JEWISH COMMUNISTS USE SAME OLD TRICKS AND LABEL THEIR OPPONENTS 'ANTI-SEMITIC' AND 'FASCISTS'
“The fascists of the future will call themselves anti-fascists.” Not WSC. - Winston Churchill
It comes to us frequently of late, and is always the same: “I’m a reporter writing to ask whether a certain quote attributed to Winston Churchill was actually spoken or written by him.
The quote is: ‘The fascists of the future will call themselves anti-fascists.’ There does not seem to be credible information on the internet linking those words to Churchill, but I would appreciate your input.”
Manufacturing Churchill quotes is a parlor game. Nigel Rees, host of the BBC program Quote…Unquote, describes what he calls “Churchillian Drift.” It’s a proces whereby a quote’s originator “is elbowed to one side and replaced by someone more famous. So to Churchill or Napoleon would be ascribed what, actually, a lesser-known political figure said.” Churchill, Napoleon, Lincoln, Gandhi, Martin Luther King Jr.—they are all victims. (As is indeed Yogi Berra. “I never said half the things I said,” Yogi said—allegedly.)
Right now, the popular quote about fascists and anti-fascists is almost as frequent as that hardy perennial, “If you’re going through hell, keep going.” Churchill never said either. The Churchill Project has a way to verify this. We have scanned some 80 million published words by and about Churchill into a searchable facility for scholars. Churchill himself accounts for about 20 million (books, articles, speeches, letters, papers), including 23 volumes of The Churchill Documents. There are also 60 million words of biography, specialized studies, related works on the World Wars, and memoirs by Churchill’s associates. Of course some quotes in these secondary sources are hearsay, so one has to consider the source.

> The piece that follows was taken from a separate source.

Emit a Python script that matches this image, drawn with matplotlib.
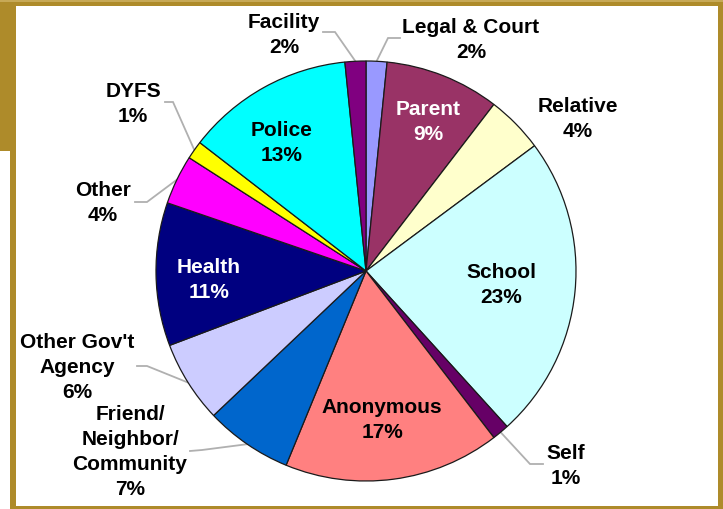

Politically, those words are in vogue. It’s a popular reflex to call someone with authoritarian impulses a fascist. Attaching it to Churchill gives it credibility. Like most examples of “Churchillian Drift,” it is quite impossible to track. Some begin with words he said, distorted out of recognition. Others are simply made up. Churchill quotation books and websites abound, but any item without solid attribution is suspect. Nearly 150 are listed on my blogsite—with notes as to their origins (if known).
Fascists and anti-fascists
We are very confident that Churchill made no pronouncement about fascists of the future. Not only because the quotation or parts of it does not come up in digital searches; but because Churchill didn’t use “fascist” in the generic sense—or as a pejorative against political opponents, as so frequently today. In most of the 97 times he used the word, he referred to specific entities. Examples: the pre-World War II Yugoslav Anti-fascist Coalition, or the postwar Italian Anti-fascist Council.
For Churchill to label a political opponent a fascist would be inconceivable. We might think he would have said that, say, about Clement Attlee, his socialist opposite and successor as Prime Minister in 1945. But Churchill would never think of it.
One of the striking things about The Churchill Documents, volume 22 (1945-51) is the civility of their discourse. In debate, Churchill criticized Attlee fiercely and often, and these criticisms are in the volume. Several times in the House of Commons, he called Attlee’s competence into question. Yet they both worked to keep channels open with each other, where mutually aligned in the nation’s interest. Churchill would brook no generic criticism of Attlee, who certainly could be accused of authoritarian impulses. On the floor they went at it hammers and tongs. Off the floor there was mutual respect. It was a relationship of cordiality and fairness.
“The Creeds of the Devil”
There is a third reason why Churchill would not have said this popular phrase. To speak in sweeping terms about “fascists” doesn’t even sound like him. It’s too pat, too simple; not natural nor realistic. Churchill’s views on extreme and tyrannical government were specific. They first occur in a beautiful 1937 essay, “The Infernal Twins.” In it he compares Nazism with Communism, then takes pains to distinguish Italian fascism.
Nazism and Communism imagine themselves as exact opposites. They are at each other’s throats wherever they exist all over the world. They actually breed each other; for the reaction against Communism is Nazism, and beneath Nazism or Fascism Communism stirs convulsively.
Yet they are similar in all essentials. First of all, their simplicity is remarkable. You leave out God and put in the Devil; you leave out love and put in hate; and everything thereafter works quite straightforwardly and logically.
They are, in fact, as alike as two peas. Tweedledum and Tweedledee are two quite distinctive personalities compared to these two rival religions.